6. Become Lifelong Learners
We read, we talk, we question and we listen. If our children do not leave this house having the skills to gather information, process and then question what is around them then we have failed them. Our job is to not just allow them to “agree” with us but for our children to know where we stand and then find their own way. Our education goals for them have always been to have them become lifelong learners.
7. Be Present
Have a plan but be open to it changing. This lesson has been a big one for me. I love checklists, schedules, and accomplishments. I have also come to appreciate and truly love being open to what the kids are open to learning, when we just need to shut the books and go for a hike, take an impromptu “field trip” and be open to unexpected guests. When the weather is magic to take advantage of it and when there is a snowstorm to stop to play. When a child needs to talk that I notice the signs and completely stop and turn to them. The being present part of life is when all the good stuff happens.

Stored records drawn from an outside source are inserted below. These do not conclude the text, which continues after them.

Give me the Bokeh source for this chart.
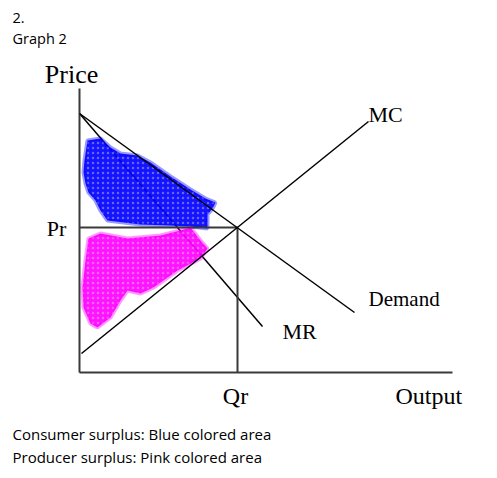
from bokeh.plotting import figure
from bokeh.models import Range1d
from bokeh.embed import file_html
from bokeh.resources import INLINE
from bokeh.core.properties import value

# Diagram units: origin at the axes' corner (roughly one unit per pixel)
axis_x_end = 373
axis_y_top = 284
price_r = 145
qty_r = 158

demand_x = [0, 275]
demand_y = [259, 60]
mr_x = [0, 183]
mr_y = [259, 46]
mc_x = [2, 289]
mc_y = [19, 251]

# Hand-coloured surplus areas (outline of the scribbles)
cs_x = [5, 8, 21, 31, 41, 58, 71, 91, 111, 126, 136, 133, 128, 128, 111, 91, 61, 28, 21, 16, 9, 6, 4]
cs_y = [212, 232, 234, 225, 219, 217, 210, 196, 183, 174, 170, 164, 158, 144, 146, 147, 148, 152, 162, 172, 180, 189, 200]
ps_x = [9, 21, 48, 81, 101, 111, 121, 128, 121, 98, 74, 61, 48, 41, 31, 18, 11, 4, 3, 6]
ps_y = [134, 139, 134, 137, 142, 145, 132, 124, 114, 102, 85, 79, 82, 72, 55, 45, 49, 65, 85, 112]

header_lines = ["2.", "Graph 2"]
note_lines = ["Consumer surplus: Blue colored area", "Producer surplus: Pink colored area"]

p = figure(width=497, height=478, output_backend="svg", toolbar_location=None,
           x_range=Range1d(-79, 418), y_range=Range1d(-106, 372),
           min_border=0, outline_line_color=None)
p.axis.visible = False
p.grid.visible = False
p.background_fill_color = "white"
p.border_fill_color = "white"

axcol = "#3a3a3a"

# MR is drawn first so the scribbles cover it, as in the original
p.line(mr_x, mr_y, line_color="black", line_width=1.5)

# surplus scribbles
p.patch(cs_x, cs_y, fill_color="#0000ff", fill_alpha=0.92, line_color="#0000ff", line_alpha=0.4, line_width=4,
        hatch_pattern="dot", hatch_color="white", hatch_alpha=0.35, hatch_scale=5, hatch_weight=1)
p.patch(ps_x, ps_y, fill_color="#ff00ff", fill_alpha=0.92, line_color="#ff00ff", line_alpha=0.4, line_width=4,
        hatch_pattern="dot", hatch_color="white", hatch_alpha=0.35, hatch_scale=5, hatch_weight=1)

# axes
p.line([0, 0], [0, axis_y_top], line_color=axcol, line_width=2)
p.line([0, axis_x_end], [0, 0], line_color=axcol, line_width=2)

# reference lines
p.line([0, qty_r], [price_r, price_r], line_color=axcol, line_width=2)
p.line([qty_r, qty_r], [0, price_r], line_color=axcol, line_width=2)

# curves
p.line(demand_x, demand_y, line_color="black", line_width=1.5)
p.line(mc_x, mc_y, line_color="black", line_width=1.5)

serif = value("Liberation Serif")
sans = value("Open Sans")

p.text(x=[-8], y=[298], text=["Price"], text_font=serif, text_font_size="26px",
       text_align="center", text_baseline="middle", text_color="black")
p.text(x=[-23], y=[144], text=["Pr"], text_font=serif, text_font_size="22px",
       text_align="center", text_baseline="middle", text_color="black")
p.text(x=[289], y=[258], text=["MC"], text_font=serif, text_font_size="22px",
       text_align="left", text_baseline="middle", text_color="black")
p.text(x=[289], y=[74], text=["Demand"], text_font=serif, text_font_size="21px",
       text_align="left", text_baseline="middle", text_color="black")
p.text(x=[203], y=[41], text=["MR"], text_font=serif, text_font_size="22px",
       text_align="left", text_baseline="middle", text_color="black")
p.text(x=[156], y=[-23], text=["Qr"], text_font=serif, text_font_size="24px",
       text_align="center", text_baseline="middle", text_color="black")
p.text(x=[316], y=[-23], text=["Output"], text_font=serif, text_font_size="24px",
       text_align="left", text_baseline="middle", text_color="black")

p.text(x=[-67, -67], y=[355, 334], text=header_lines, text_font=sans, text_font_size="14.5px",
       text_align="left", text_baseline="middle", text_color="black")
p.text(x=[-67, -67], y=[-61, -84], text=note_lines, text_font=sans, text_font_size="15px",
       text_align="left", text_baseline="middle", text_color="black")

open("out.html", "w").write(file_html(p, INLINE))
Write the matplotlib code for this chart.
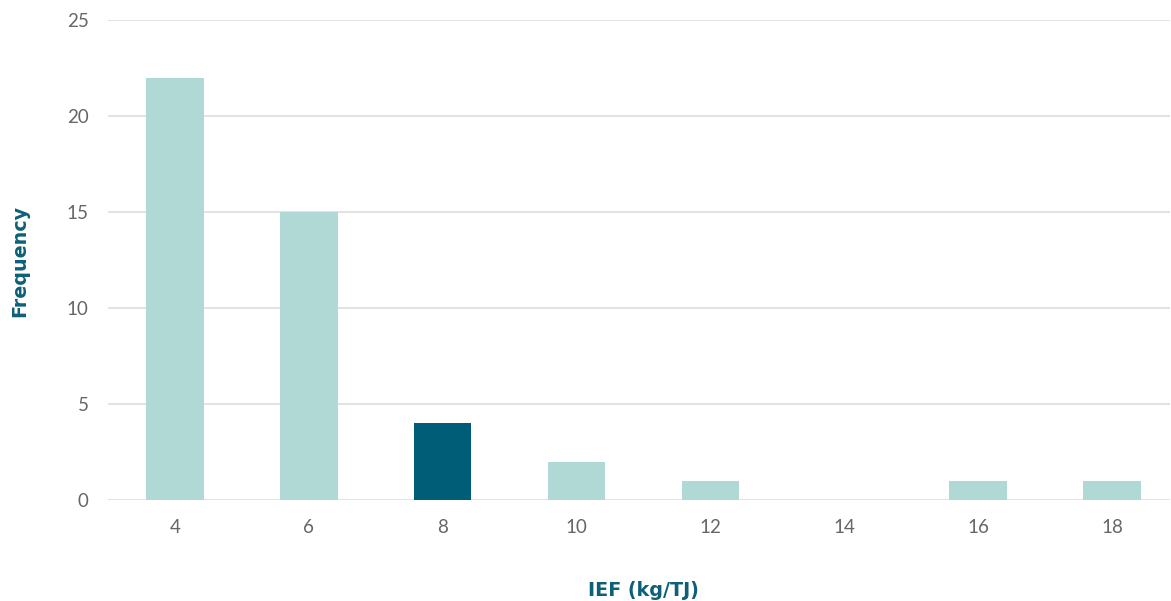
import matplotlib
matplotlib.use("Agg")
import matplotlib.pyplot as plt

ief = ['4', '6', '8', '10', '12', '14', '16', '18']
frequency = [22, 15, 4, 2, 1, 0, 1, 1]
highlight = '8'

light = '#b0d8d4'
dark = '#005d78'
colors = [dark if c == highlight else light for c in ief]

fig = plt.figure(figsize=(11.71, 6.01), dpi=100)
ax = fig.add_axes([108 / 1171, 101 / 601, 1062 / 1171, 480 / 601])

x = range(len(ief))
ax.bar(x, frequency, width=0.43, color=colors, zorder=3)

ax.set_xlim(-0.5, len(ief) - 0.567)
ax.set_ylim(0, 25)
ax.set_yticks(range(0, 26, 5))
ax.set_xticks(list(x))
ax.set_xticklabels(ief)
ax.grid(axis='y', color='#dddddd', linewidth=1.2, zorder=0)
for s in ax.spines.values():
    s.set_visible(False)
ax.tick_params(length=0, labelsize=13.5, labelcolor='#666666', pad=14)
for lab in ax.get_xticklabels() + ax.get_yticklabels():
    lab.set_fontfamily('Lato')

fig.text(643 / 1171, 1 - 590 / 601, 'IEF (kg/TJ)', fontsize=13.8, fontweight='bold',
         color='#0e5f78', family='DejaVu Sans', ha='center', va='center')
fig.text(20 / 1171, 1 - 261 / 601, 'Frequency', fontsize=13.8, fontweight='bold',
         color='#0e5f78', family='DejaVu Sans', ha='center', va='center', rotation=90)

fig.savefig('out.png', dpi=100)
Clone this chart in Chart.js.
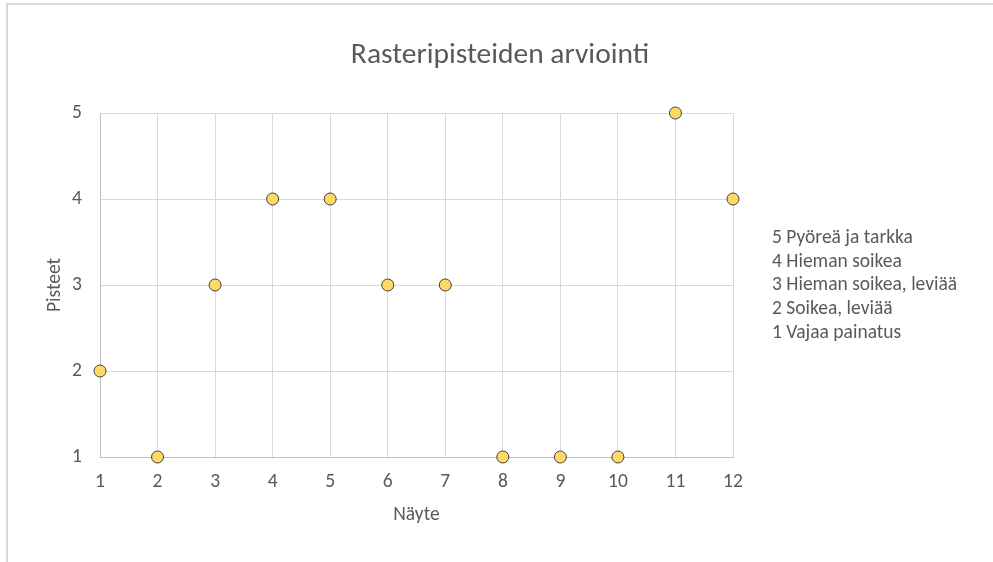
<!DOCTYPE html>
<html>
<head>
<meta charset="utf-8">
<script src="https://cdn.jsdelivr.net/npm/chart.js@4"></script>
<style>
  body { margin: 0; background: #fff; }
  #kehys {
    position: absolute; left: 6px; top: 3px; width: 1000px; height: 600px;
    border-left: 2px solid #d9d9d9; border-top: 2px solid #d9d9d9;
  }
  #kaavio { position: absolute; left: 0; top: 0; }
  #otsikko {
    position: absolute; left: 250px; top: 35px; width: 500px; text-align: center;
    font-family: Carlito, Lato, sans-serif; font-size: 29.5px; line-height: 36px;
    color: #595959; white-space: nowrap;
  }
  #selite {
    position: absolute; left: 772px; top: 225px;
    font-family: Carlito, Lato, sans-serif; font-size: 19.5px; line-height: 23.7px;
    color: #595959; white-space: nowrap;
  }
</style>
</head>
<body>
<div id="kehys"></div>
<canvas id="kaavio" width="993" height="562"></canvas>
<div id="otsikko"></div>
<div id="selite"></div>
<script>
const otsikko = "Rasteripisteiden arviointi";
const nayte = [1, 2, 3, 4, 5, 6, 7, 8, 9, 10, 11, 12];
const pisteet = [2, 1, 3, 4, 4, 3, 3, 1, 1, 1, 5, 4];
const selitteet = [
  "5 Pyöreä ja tarkka",
  "4 Hieman soikea",
  "3 Hieman soikea, leviää",
  "2 Soikea, leviää",
  "1 Vajaa painatus"
];

const fontti = "Carlito, Lato, sans-serif";
const harmaa = "#595959";

document.getElementById("otsikko").textContent = otsikko;
document.getElementById("selite").innerHTML = selitteet.map(s => "<div>" + s + "</div>").join("");

new Chart(document.getElementById("kaavio"), {
  type: "scatter",
  data: {
    datasets: [{
      data: nayte.map((x, i) => ({ x: x, y: pisteet[i] })),
      backgroundColor: "#ffd966",
      borderColor: "#404040",
      borderWidth: 1,
      pointRadius: 6,
      pointHoverRadius: 6,
      clip: false
    }]
  },
  options: {
    responsive: false,
    animation: false,
    layout: { padding: { left: 0, right: 260, top: 113, bottom: 0 } },
    plugins: {
      legend: { display: false },
      tooltip: { enabled: false }
    },
    scales: {
      x: {
        type: "linear",
        min: 1, max: 12,
        afterFit: s => { s.height = 105; },
        grid: { color: "#d9d9d9", drawTicks: false },
        border: { color: "#bfbfbf" },
        ticks: { stepSize: 1, padding: 13.8, color: harmaa, font: { family: fontti, size: 19.5 } },
        title: {
          display: true, text: "Näyte", color: harmaa,
          font: { family: fontti, size: 19.5 }, padding: { top: 0, bottom: 35.3 }
        }
      },
      y: {
        min: 1, max: 5,
        afterFit: s => { s.width = 100; },
        grid: { color: "#d9d9d9", drawTicks: false },
        border: { color: "#bfbfbf" },
        ticks: { stepSize: 1, padding: 18, color: harmaa, font: { family: fontti, size: 19.5 } },
        title: {
          display: true, text: "Pisteet", color: harmaa,
          font: { family: fontti, size: 19.5 }, padding: { top: 43.3, bottom: 0 }
        }
      }
    }
  }
});
</script>
</body>
</html>
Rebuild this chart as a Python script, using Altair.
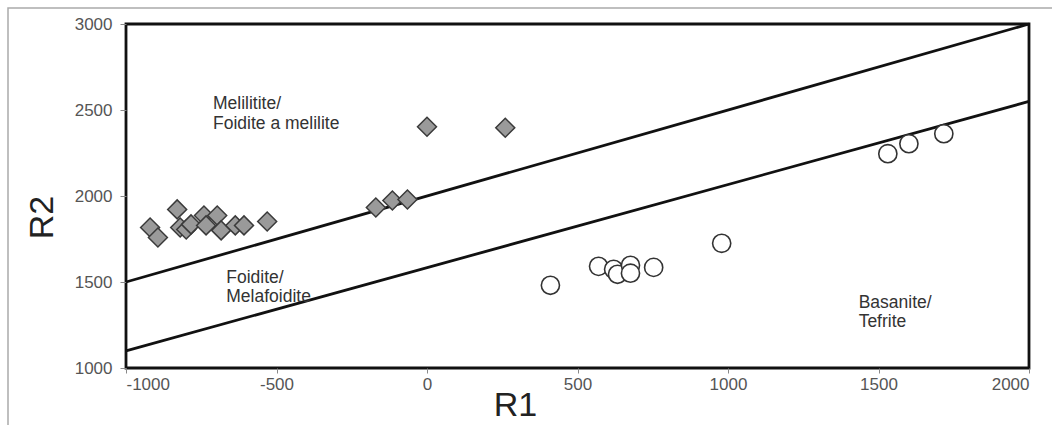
import altair as alt
import pandas as pd

# Melilitite / Foidite a melilite samples (grey diamonds)
mel_r1 = [-920, -894, -830, -820, -800, -784, -741, -734, -697, -684, -637, -608, -531, -170, -115, -65, 0, 260]
mel_r2 = [1817, 1759, 1922, 1817, 1805, 1835, 1887, 1829, 1887, 1800, 1829, 1829, 1852, 1933, 1974, 1980, 2403, 2397]

# Basanite / Tefrite samples (open circles)
bas_r1 = [410, 570, 620, 633, 676, 676, 753, 979, 1531, 1601, 1717]
bas_r2 = [1481, 1591, 1574, 1545, 1597, 1551, 1585, 1725, 2246, 2304, 2362]

# Field boundaries
upper_r1 = [-1000, 2000]
upper_r2 = [1500, 3000]
lower_r1 = [-1000, 2000]
lower_r2 = [1100, 2550]

# Field labels
label_text = ["Melilitite/", "Foidite a melilite", "Foidite/", "Melafoidite", "Basanite/", "Tefrite"]
label_r1 = [-711, -711, -667, -667, 1434, 1434]
label_r2 = [2536, 2420, 1522, 1412, 1377, 1267]

x_ticks = [-1000, -500, 0, 500, 1000, 1500, 2000]
y_ticks = [1000, 1500, 2000, 2500, 3000]

FONT = "Liberation Sans"

xs = alt.Scale(domain=[-1000, 2000], nice=False, zero=False)
ys = alt.Scale(domain=[1000, 3000], nice=False, zero=False)

mel = pd.DataFrame({"R1": mel_r1, "R2": mel_r2})
bas = pd.DataFrame({"R1": bas_r1, "R2": bas_r2})
lines = pd.DataFrame({
    "R1": upper_r1 + lower_r1,
    "R2": upper_r2 + lower_r2,
    "line": ["upper", "upper", "lower", "lower"],
})
labels = pd.DataFrame({"R1": label_r1, "R2": label_r2, "text": label_text})

x_enc = alt.X("R1:Q", scale=xs, axis=alt.Axis(
    values=x_ticks, title="R1", grid=False, domain=False,
    labelExpr="'' + datum.value",
    labelFont=FONT, labelFontSize=17, labelColor="#555555",
    tickColor="#888888", tickSize=5, labelPadding=3,
    titleFont=FONT, titleFontSize=34, titleFontWeight="normal", titleColor="#222222",
    titleX=389, titleY=37, titleBaseline="middle", titleAlign="center", titleAnchor="start",
))
y_enc = alt.Y("R2:Q", scale=ys, axis=alt.Axis(
    values=y_ticks, title="R2", grid=False, domain=False,
    labelExpr="'' + datum.value",
    labelFont=FONT, labelFontSize=17, labelColor="#555555",
    tickColor="#888888", tickSize=6, labelPadding=8,
    titleFont=FONT, titleFontSize=34, titleFontWeight="normal", titleColor="#222222",
    titleX=-84, titleY=193, titleBaseline="middle", titleAlign="center", titleAnchor="start", titleAngle=-90,
))

frame = alt.Chart(pd.DataFrame({"a": [0]})).mark_rect(
    fill="transparent", stroke="#aaaaaa", strokeWidth=1.5
).encode(
    x=alt.value(-118), x2=alt.value(940), y=alt.value(-16), y2=alt.value(420)
)

line_layer = alt.Chart(lines).mark_line(color="#111111", strokeWidth=2.8).encode(
    x=x_enc, y=y_enc, detail="line:N"
)

mel_layer = alt.Chart(mel).mark_point(
    shape="diamond", filled=True, fill="#9a9a9a", stroke="#3a3a3a", strokeWidth=1.5,
    size=360, opacity=1
).encode(x="R1:Q", y="R2:Q")

bas_layer = alt.Chart(bas).mark_point(
    shape="circle", filled=True, fill="white", stroke="#333333", strokeWidth=1.6,
    size=330, opacity=1
).encode(x="R1:Q", y="R2:Q")

text_layer = alt.Chart(labels).mark_text(
    align="left", baseline="middle", font=FONT, fontSize=17.5, color="#333333"
).encode(x="R1:Q", y="R2:Q", text="text:N")

chart = alt.layer(frame, line_layer, mel_layer, bas_layer, text_layer).properties(
    width=903, height=344,
    autosize=alt.AutoSizeParams(type="none"),
    padding={"left": 126, "top": 24, "right": 23, "bottom": 57},
    background="white",
).configure_view(stroke="#111111", strokeWidth=2.8)

chart.save("out.html", embed_options={"renderer": "svg", "actions": False})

8.There Is Not Just One Way
We can all do things differently and respect that different things work for each of us. This can be a curriculum, schooling, politics etc. Being able to stand in our differences and loving each other beyond what we have in common.
9. Find Your Gifts and See It In Others
So many times growing up I didn’t feel seen for my own gifts. That can be so hard to not feel honored and then try to fit into the giftings of others to fit in. Having children, being married and homeschooling our kids has opened my eyes to those around me and how I want to truly see, honor and recognize THEIR giftings. I can notice when friends and family don’t acknowledge our business etc. but then I have to be honest with myself that maybe I haven’t been seeing what is going on in their lives. It goes both ways.
10. I Don’t Just Love You…I Truly Like You
The best part of being a mom and having this time with the kids is being with THEM. This is the hardest thing I have ever done but nothing compares to the deep knowing that they are extraordinary people. Each one with their own gifts, personality, love language, and struggles. Each one with their own dreams and needs. It has been my greatest honor to watch them become and to continue to watch them unfold.
11. Launching Your Children Out Into The World Is Hard. But We Can Do It.
No matter if you have homeschooled your children or not…launching your children out into the world is altering to your whole family. We had been trying to get prepare Jack to launch since the day he was born. When the day arrived I kept looking at him and only seeing a baby, a toddler, a little boy playing with Legos. I was not ready. I was not ready to let him go. I had no idea how to do this but because I loved him so much I had to walk it out. He was no longer a child yet he was not an adult. He was at this strange age of needing us and not needing us as much. It literally hurt. Then he was moved into the dorm and before we knew it he was showing up to classes, getting his homework done and making new friends and I exhaled. He was launching. He would make mistakes, break our hearts and his, he would not do his best and other times give it his all. He was doing all of these things without us and it was good. I was good. Our family was good. We still catch ourselves missing him in our home day to day but we are launching in our own way too. We have two children at home to prepare and there are a lot of changes coming in the years ahead for Kelly and me. I guess launching never ends.